▸ EXERCISE REQUIREMENTS: Give the count of lines in the data that include the string "chart", with no added remarks.

_____

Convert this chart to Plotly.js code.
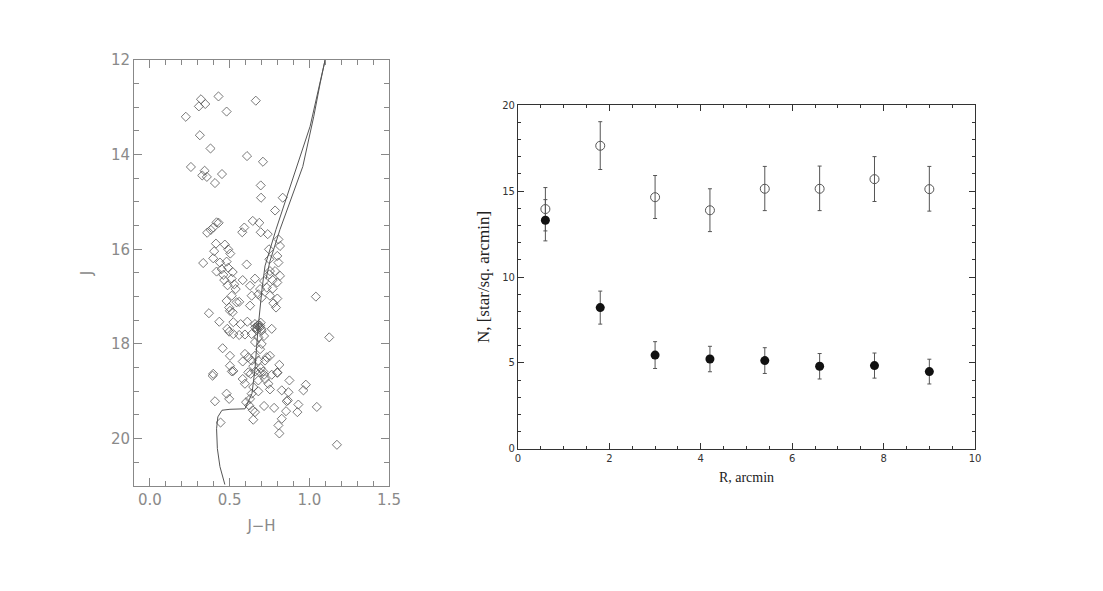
<!DOCTYPE html>
<html>
<head>
<meta charset="utf-8">
<script src="https://cdn.plot.ly/plotly-3.0.1.min.js"></script>
<style>
  body { margin: 0; background: #fff; }
  #chart { width: 1103px; height: 591px; }
</style>
</head>
<body>
<div id="chart"></div>
<script>
// left panel: colour-magnitude diagram (J vs J-H)
var starJH = [
    0.32, 0.43, 0.307, 0.347, 0.225, 0.481, 0.664, 0.313, 0.38, 0.609, 0.709, 0.257, 0.343, 0.328, 0.357, 0.452, 0.408, 0.695, 0.697, 0.833, 0.785,
    0.418, 0.431, 0.397, 0.382, 0.359, 0.645, 0.686, 0.592, 0.579, 0.695, 0.739, 0.414, 0.47, 0.403, 0.491, 0.504, 0.747, 0.806, 0.816, 0.397,
    0.334, 0.481, 0.439, 0.607, 0.749, 0.799, 0.806, 0.45, 0.418, 0.491, 0.519, 0.46, 0.753, 0.749, 0.785, 0.816, 0.466, 0.513, 0.582, 0.659,
    0.716, 0.77, 0.799, 0.529, 0.487, 0.538, 0.691, 0.733, 0.77, 0.628,
    0.513, 0.481, 0.544, 0.56, 0.638, 0.68, 0.701, 0.753, 0.799, 0.628, 0.774, 0.791, 0.497, 0.519, 0.502, 0.37, 0.435, 0.523, 0.569, 0.611,
    0.659, 0.691, 0.67, 0.701, 0.764, 0.485, 0.497, 0.523, 0.56, 0.596, 0.638, 0.68, 0.716, 0.659, 0.701, 0.691, 0.456, 0.502, 0.596, 0.617,
    0.659, 0.733, 0.753, 0.582, 0.638, 0.68, 0.722, 0.812, 0.502, 0.648, 0.695, 0.397, 0.523, 0.617, 0.711, 0.799,
    0.68, 0.69, 0.67, 0.695, 0.675, 0.70, 0.66,
    0.393, 0.514, 0.582, 0.596, 0.632, 0.661, 0.691, 0.716, 0.764, 0.799, 0.68, 0.722, 0.743, 0.875, 0.648, 0.68, 0.753, 0.827, 0.869, 0.481,
    0.497, 0.638, 0.628, 0.408, 0.603, 0.623, 0.858, 0.716, 0.779, 0.931, 0.925, 0.645, 0.659, 0.854, 0.443, 0.648, 0.827, 0.806, 0.812,
    1.041, 1.125, 0.978, 0.963, 0.865, 1.047, 1.173
];
var starJ = [
    12.83, 12.77, 12.98, 12.93, 13.2, 13.09, 12.86, 13.59, 13.87, 14.03, 14.15, 14.26, 14.34, 14.44, 14.47, 14.41, 14.6, 14.65, 14.91, 14.91, 15.18,
    15.43, 15.44, 15.54, 15.59, 15.65, 15.4, 15.44, 15.54, 15.64, 15.64, 15.68, 15.88, 15.9, 16.04, 16.0, 16.09, 16.0, 15.79, 15.93, 16.19,
    16.29, 16.26, 16.28, 16.32, 16.21, 16.14, 16.28, 16.42, 16.47, 16.39, 16.48, 16.54, 16.46, 16.53, 16.46, 16.56, 16.65, 16.62, 16.65, 16.62,
    16.67, 16.65, 16.7, 16.74, 16.76, 16.84, 16.84, 16.81, 16.83, 16.77,
    16.98, 17.09, 17.12, 17.11, 16.98, 16.95, 17.02, 16.98, 17.04, 17.19, 17.14, 17.23, 17.23, 17.33, 17.3, 17.35, 17.53, 17.54, 17.58, 17.53,
    17.58, 17.61, 17.67, 17.72, 17.68, 17.68, 17.74, 17.79, 17.81, 17.8, 17.79, 17.86, 17.83, 17.96, 18.0, 18.11, 18.09, 18.25, 18.21, 18.28,
    18.25, 18.28, 18.25, 18.37, 18.35, 18.35, 18.35, 18.44, 18.46, 18.47, 18.51, 18.63, 18.57, 18.6, 18.58, 18.6,
    17.6, 17.65, 17.7, 17.55, 17.62, 17.68, 17.65,
    18.67, 18.58, 18.74, 18.84, 18.63, 18.58, 18.6, 18.65, 18.65, 18.61, 18.77, 18.74, 18.84, 18.77, 18.91, 19.0, 18.96, 18.98, 19.02, 19.05,
    19.16, 19.05, 19.16, 19.21, 19.23, 19.3, 19.21, 19.31, 19.35, 19.28, 19.44, 19.4, 19.44, 19.42, 19.66, 19.6, 19.58, 19.72, 19.89,
    17.0, 17.86, 18.86, 18.98, 19.19, 19.33, 20.13
];

// isochrone: main branch and second branch at the bright end
var isoJH = [1.12, 1.099, 1.005, 0.791, 0.722, 0.703, 0.678, 0.659, 0.640, 0.596, 0.502, 0.452, 0.426, 0.418, 0.423, 0.439, 0.47];
var isoJ = [11.6, 12.0, 13.40, 15.58, 16.35, 16.84, 17.68, 18.53, 19.05, 19.37, 19.38, 19.40, 19.54, 19.79, 20.21, 20.59, 20.97];
var iso2JH = [1.12, 1.099, 1.068, 1.028, 0.959, 0.816, 0.753, 0.728];
var iso2J = [11.6, 12.0, 12.49, 13.19, 14.25, 15.58, 16.25, 16.63];

// right panel: radial density profile
var radius = [0.6, 1.8, 3.0, 4.2, 5.4, 6.6, 7.8, 9.0];
var openN = [13.95, 17.63, 14.64, 13.88, 15.13, 15.13, 15.69, 15.11];
var openErrUp = [1.25, 1.4, 1.26, 1.25, 1.3, 1.32, 1.31, 1.32];
var openErrDown = [1.27, 1.38, 1.24, 1.24, 1.27, 1.27, 1.3, 1.28];
var filledN = [13.3, 8.22, 5.46, 5.23, 5.14, 4.81, 4.85, 4.5];
var filledErr = [1.2, 0.96, 0.78, 0.74, 0.75, 0.74, 0.73, 0.72];

var greyText = '#8a8a8a';

var traces = [
    {
        x: isoJH, y: isoJ, type: 'scatter', mode: 'lines',
        line: {color: '#555', width: 1}, xaxis: 'x', yaxis: 'y', hoverinfo: 'skip'
    },
    {
        x: iso2JH, y: iso2J, type: 'scatter', mode: 'lines',
        line: {color: '#555', width: 1}, xaxis: 'x', yaxis: 'y', hoverinfo: 'skip'
    },
    {
        x: starJH, y: starJ, type: 'scatter', mode: 'markers',
        marker: {symbol: 'diamond-open', size: 7, color: '#555', line: {width: 0.8}},
        xaxis: 'x', yaxis: 'y'
    },
    {
        x: radius, y: openN, type: 'scatter', mode: 'markers',
        marker: {symbol: 'circle-open', size: 9, color: '#555', line: {width: 1}},
        error_y: {type: 'data', symmetric: false, array: openErrUp, arrayminus: openErrDown,
                  color: '#555', thickness: 1, width: 2},
        xaxis: 'x2', yaxis: 'y2'
    },
    {
        x: radius, y: filledN, type: 'scatter', mode: 'markers',
        marker: {symbol: 'circle', size: 9, color: '#111'},
        error_y: {type: 'data', array: filledErr, color: '#555', thickness: 1, width: 2},
        xaxis: 'x2', yaxis: 'y2'
    }
];

var layout = {
    width: 1103,
    height: 591,
    margin: {l: 0, r: 0, t: 0, b: 0},
    paper_bgcolor: '#fff',
    plot_bgcolor: 'rgba(0,0,0,0)',
    showlegend: false,
    xaxis: {
        domain: [0.1215, 0.3527],
        anchor: 'y',
        range: [-0.1, 1.5],
        tick0: 0, dtick: 0.5, tickformat: '.1f',
        ticks: 'inside', ticklen: 8, tickcolor: '#888',
        minor: {dtick: 0.1, ticks: 'inside', ticklen: 5, tickcolor: '#888', showgrid: false},
        showline: true, linecolor: '#888', linewidth: 1, mirror: 'allticks',
        showgrid: false, zeroline: false,
        tickfont: {family: 'DejaVu Sans', size: 15, color: greyText},
        title: {text: 'J\u2212H', font: {family: 'DejaVu Sans', size: 15, color: greyText}, standoff: 12}
    },
    yaxis: {
        domain: [0.1777, 0.8985],
        anchor: 'x',
        range: [21, 12],
        tick0: 12, dtick: 2,
        ticks: 'inside', ticklen: 8, tickcolor: '#888',
        minor: {dtick: 0.5, ticks: 'inside', ticklen: 5, tickcolor: '#888', showgrid: false},
        showline: true, linecolor: '#888', linewidth: 1, mirror: 'allticks',
        showgrid: false, zeroline: false,
        tickfont: {family: 'DejaVu Sans', size: 15, color: greyText},
        title: {text: 'J', font: {family: 'DejaVu Sans', size: 15, color: greyText}, standoff: 14}
    },
    xaxis2: {
        domain: [0.4696, 0.8840],
        anchor: 'y2',
        range: [0, 10],
        tick0: 0, dtick: 2,
        ticks: 'inside', ticklen: 6, tickcolor: '#333',
        minor: {dtick: 0.5, ticks: 'inside', ticklen: 3, tickcolor: '#333', showgrid: false},
        showline: true, linecolor: '#333', linewidth: 1, mirror: 'allticks',
        showgrid: false, zeroline: false,
        tickfont: {family: 'DejaVu Sans', size: 10, color: '#333'},
        title: {text: 'R, arcmin', font: {family: 'Liberation Serif', size: 14, color: '#222'}, standoff: 9}
    },
    yaxis2: {
        domain: [0.2403, 0.8223],
        anchor: 'x2',
        range: [0, 20],
        tick0: 0, dtick: 5,
        ticks: 'inside', ticklen: 6, tickcolor: '#333',
        minor: {dtick: 1, ticks: 'inside', ticklen: 3, tickcolor: '#333', showgrid: false},
        showline: true, linecolor: '#333', linewidth: 1, mirror: 'allticks',
        showgrid: false, zeroline: false,
        tickfont: {family: 'DejaVu Sans', size: 10, color: '#333'},
        title: {text: 'N, [star/sq. arcmin]', font: {family: 'Liberation Serif', size: 17, color: '#222'}, standoff: 8}
    }
};

Plotly.newPlot('chart', traces, layout, {staticPlot: true});
</script>
</body>
</html>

_____

▸ TASK OUTPUT: 4